> _Work to do_
Copy the data precisely, character for character, and leave out every picture.

> _Given data_
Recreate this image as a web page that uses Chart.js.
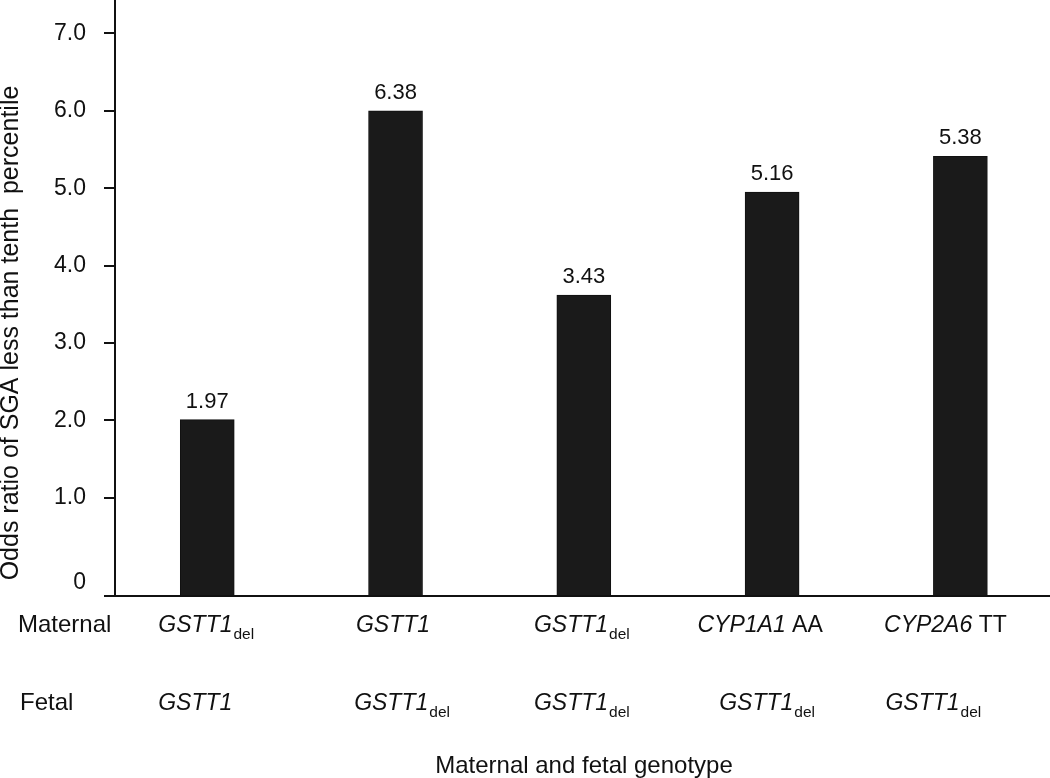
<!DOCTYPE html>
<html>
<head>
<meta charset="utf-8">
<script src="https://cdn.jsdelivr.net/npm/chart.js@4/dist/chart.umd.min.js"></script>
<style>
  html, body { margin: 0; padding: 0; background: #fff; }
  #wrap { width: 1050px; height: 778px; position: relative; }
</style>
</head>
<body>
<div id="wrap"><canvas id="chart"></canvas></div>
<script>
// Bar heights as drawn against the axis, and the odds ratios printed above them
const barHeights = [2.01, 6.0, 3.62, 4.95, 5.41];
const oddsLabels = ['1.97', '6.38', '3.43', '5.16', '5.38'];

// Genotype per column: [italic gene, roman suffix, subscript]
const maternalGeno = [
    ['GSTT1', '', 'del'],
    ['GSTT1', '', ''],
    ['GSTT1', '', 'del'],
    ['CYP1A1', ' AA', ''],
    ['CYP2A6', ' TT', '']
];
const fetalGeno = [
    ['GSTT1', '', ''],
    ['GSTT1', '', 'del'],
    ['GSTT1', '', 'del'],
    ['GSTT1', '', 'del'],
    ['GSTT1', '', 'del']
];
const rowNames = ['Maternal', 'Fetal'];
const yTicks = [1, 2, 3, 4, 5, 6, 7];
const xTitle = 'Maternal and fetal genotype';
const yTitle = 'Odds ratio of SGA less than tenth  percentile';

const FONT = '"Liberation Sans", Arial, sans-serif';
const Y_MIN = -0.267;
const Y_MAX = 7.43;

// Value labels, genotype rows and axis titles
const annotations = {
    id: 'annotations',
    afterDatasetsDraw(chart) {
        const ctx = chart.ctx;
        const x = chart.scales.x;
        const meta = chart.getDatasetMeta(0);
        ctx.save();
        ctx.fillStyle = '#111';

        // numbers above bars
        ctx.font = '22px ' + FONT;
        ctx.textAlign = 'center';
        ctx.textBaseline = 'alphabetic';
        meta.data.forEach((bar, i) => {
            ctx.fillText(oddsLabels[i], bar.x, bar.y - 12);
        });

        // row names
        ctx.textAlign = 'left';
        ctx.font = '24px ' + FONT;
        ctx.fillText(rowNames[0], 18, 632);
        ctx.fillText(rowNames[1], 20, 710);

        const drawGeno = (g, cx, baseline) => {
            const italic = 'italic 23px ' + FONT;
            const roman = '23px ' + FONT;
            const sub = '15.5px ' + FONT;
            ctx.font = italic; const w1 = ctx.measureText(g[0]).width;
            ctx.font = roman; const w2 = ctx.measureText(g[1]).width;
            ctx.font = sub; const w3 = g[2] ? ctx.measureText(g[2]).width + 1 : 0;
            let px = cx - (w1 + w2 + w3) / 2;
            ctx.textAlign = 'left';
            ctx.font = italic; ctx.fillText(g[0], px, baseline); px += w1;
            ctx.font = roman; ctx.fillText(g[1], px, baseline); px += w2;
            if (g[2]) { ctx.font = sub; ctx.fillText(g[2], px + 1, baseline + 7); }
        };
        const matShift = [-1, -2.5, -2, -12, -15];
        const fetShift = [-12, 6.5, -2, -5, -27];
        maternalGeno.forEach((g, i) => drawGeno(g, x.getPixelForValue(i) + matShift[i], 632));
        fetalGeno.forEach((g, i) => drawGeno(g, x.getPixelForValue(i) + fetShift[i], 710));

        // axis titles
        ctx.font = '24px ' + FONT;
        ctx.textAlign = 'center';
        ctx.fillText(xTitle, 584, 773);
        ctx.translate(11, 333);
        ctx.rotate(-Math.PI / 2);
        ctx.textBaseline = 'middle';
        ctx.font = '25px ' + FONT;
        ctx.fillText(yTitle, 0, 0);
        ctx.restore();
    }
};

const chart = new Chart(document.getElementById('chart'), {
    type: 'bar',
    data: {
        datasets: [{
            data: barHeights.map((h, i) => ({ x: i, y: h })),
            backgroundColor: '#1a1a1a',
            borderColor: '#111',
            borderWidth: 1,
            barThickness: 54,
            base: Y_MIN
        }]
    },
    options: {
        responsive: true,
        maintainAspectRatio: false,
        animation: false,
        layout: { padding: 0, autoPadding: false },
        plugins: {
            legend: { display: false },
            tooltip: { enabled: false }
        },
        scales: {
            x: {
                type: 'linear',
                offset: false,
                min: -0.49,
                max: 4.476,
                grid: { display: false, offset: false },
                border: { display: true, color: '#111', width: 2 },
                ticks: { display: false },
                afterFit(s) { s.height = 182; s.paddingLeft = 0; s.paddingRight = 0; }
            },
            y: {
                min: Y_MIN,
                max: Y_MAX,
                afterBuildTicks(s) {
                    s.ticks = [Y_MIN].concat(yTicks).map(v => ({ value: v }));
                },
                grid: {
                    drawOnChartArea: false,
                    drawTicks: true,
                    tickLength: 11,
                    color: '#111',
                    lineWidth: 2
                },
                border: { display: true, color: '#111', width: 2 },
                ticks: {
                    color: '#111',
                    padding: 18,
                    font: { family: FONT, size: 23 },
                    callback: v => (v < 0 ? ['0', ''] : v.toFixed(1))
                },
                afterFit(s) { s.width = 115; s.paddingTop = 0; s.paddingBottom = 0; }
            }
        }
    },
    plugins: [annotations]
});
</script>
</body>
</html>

> _Expected output_
Recreate this image as a web page that uses Chart.js.
<!DOCTYPE html>
<html>
<head>
<meta charset="utf-8">
<script src="https://cdn.jsdelivr.net/npm/chart.js@4/dist/chart.umd.min.js"></script>
<style>
  html, body { margin: 0; padding: 0; background: #fff; }
  #wrap { width: 1050px; height: 778px; position: relative; }
</style>
</head>
<body>
<div id="wrap"><canvas id="chart"></canvas></div>
<script>
// Bar heights as drawn against the axis, and the odds ratios printed above them
const barHeights = [2.01, 6.0, 3.62, 4.95, 5.41];
const oddsLabels = ['1.97', '6.38', '3.43', '5.16', '5.38'];

// Genotype per column: [italic gene, roman suffix, subscript]
const maternalGeno = [
    ['GSTT1', '', 'del'],
    ['GSTT1', '', ''],
    ['GSTT1', '', 'del'],
    ['CYP1A1', ' AA', ''],
    ['CYP2A6', ' TT', '']
];
const fetalGeno = [
    ['GSTT1', '', ''],
    ['GSTT1', '', 'del'],
    ['GSTT1', '', 'del'],
    ['GSTT1', '', 'del'],
    ['GSTT1', '', 'del']
];
const rowNames = ['Maternal', 'Fetal'];
const yTicks = [1, 2, 3, 4, 5, 6, 7];
const xTitle = 'Maternal and fetal genotype';
const yTitle = 'Odds ratio of SGA less than tenth  percentile';

const FONT = '"Liberation Sans", Arial, sans-serif';
const Y_MIN = -0.267;
const Y_MAX = 7.43;

// Value labels, genotype rows and axis titles
const annotations = {
    id: 'annotations',
    afterDatasetsDraw(chart) {
        const ctx = chart.ctx;
        const x = chart.scales.x;
        const meta = chart.getDatasetMeta(0);
        ctx.save();
        ctx.fillStyle = '#111';

        // numbers above bars
        ctx.font = '22px ' + FONT;
        ctx.textAlign = 'center';
        ctx.textBaseline = 'alphabetic';
        meta.data.forEach((bar, i) => {
            ctx.fillText(oddsLabels[i], bar.x, bar.y - 12);
        });

        // row names
        ctx.textAlign = 'left';
        ctx.font = '24px ' + FONT;
        ctx.fillText(rowNames[0], 18, 632);
        ctx.fillText(rowNames[1], 20, 710);

        const drawGeno = (g, cx, baseline) => {
            const italic = 'italic 23px ' + FONT;
            const roman = '23px ' + FONT;
            const sub = '15.5px ' + FONT;
            ctx.font = italic; const w1 = ctx.measureText(g[0]).width;
            ctx.font = roman; const w2 = ctx.measureText(g[1]).width;
            ctx.font = sub; const w3 = g[2] ? ctx.measureText(g[2]).width + 1 : 0;
            let px = cx - (w1 + w2 + w3) / 2;
            ctx.textAlign = 'left';
            ctx.font = italic; ctx.fillText(g[0], px, baseline); px += w1;
            ctx.font = roman; ctx.fillText(g[1], px, baseline); px += w2;
            if (g[2]) { ctx.font = sub; ctx.fillText(g[2], px + 1, baseline + 7); }
        };
        const matShift = [-1, -2.5, -2, -12, -15];
        const fetShift = [-12, 6.5, -2, -5, -27];
        maternalGeno.forEach((g, i) => drawGeno(g, x.getPixelForValue(i) + matShift[i], 632));
        fetalGeno.forEach((g, i) => drawGeno(g, x.getPixelForValue(i) + fetShift[i], 710));

        // axis titles
        ctx.font = '24px ' + FONT;
        ctx.textAlign = 'center';
        ctx.fillText(xTitle, 584, 773);
        ctx.translate(11, 333);
        ctx.rotate(-Math.PI / 2);
        ctx.textBaseline = 'middle';
        ctx.font = '25px ' + FONT;
        ctx.fillText(yTitle, 0, 0);
        ctx.restore();
    }
};

const chart = new Chart(document.getElementById('chart'), {
    type: 'bar',
    data: {
        datasets: [{
            data: barHeights.map((h, i) => ({ x: i, y: h })),
            backgroundColor: '#1a1a1a',
            borderColor: '#111',
            borderWidth: 1,
            barThickness: 54,
            base: Y_MIN
        }]
    },
    options: {
        responsive: true,
        maintainAspectRatio: false,
        animation: false,
        layout: { padding: 0, autoPadding: false },
        plugins: {
            legend: { display: false },
            tooltip: { enabled: false }
        },
        scales: {
            x: {
                type: 'linear',
                offset: false,
                min: -0.49,
                max: 4.476,
                grid: { display: false, offset: false },
                border: { display: true, color: '#111', width: 2 },
                ticks: { display: false },
                afterFit(s) { s.height = 182; s.paddingLeft = 0; s.paddingRight = 0; }
            },
            y: {
                min: Y_MIN,
                max: Y_MAX,
                afterBuildTicks(s) {
                    s.ticks = [Y_MIN].concat(yTicks).map(v => ({ value: v }));
                },
                grid: {
                    drawOnChartArea: false,
                    drawTicks: true,
                    tickLength: 11,
                    color: '#111',
                    lineWidth: 2
                },
                border: { display: true, color: '#111', width: 2 },
                ticks: {
                    color: '#111',
                    padding: 18,
                    font: { family: FONT, size: 23 },
                    callback: v => (v < 0 ? ['0', ''] : v.toFixed(1))
                },
                afterFit(s) { s.width = 115; s.paddingTop = 0; s.paddingBottom = 0; }
            }
        }
    },
    plugins: [annotations]
});
</script>
</body>
</html>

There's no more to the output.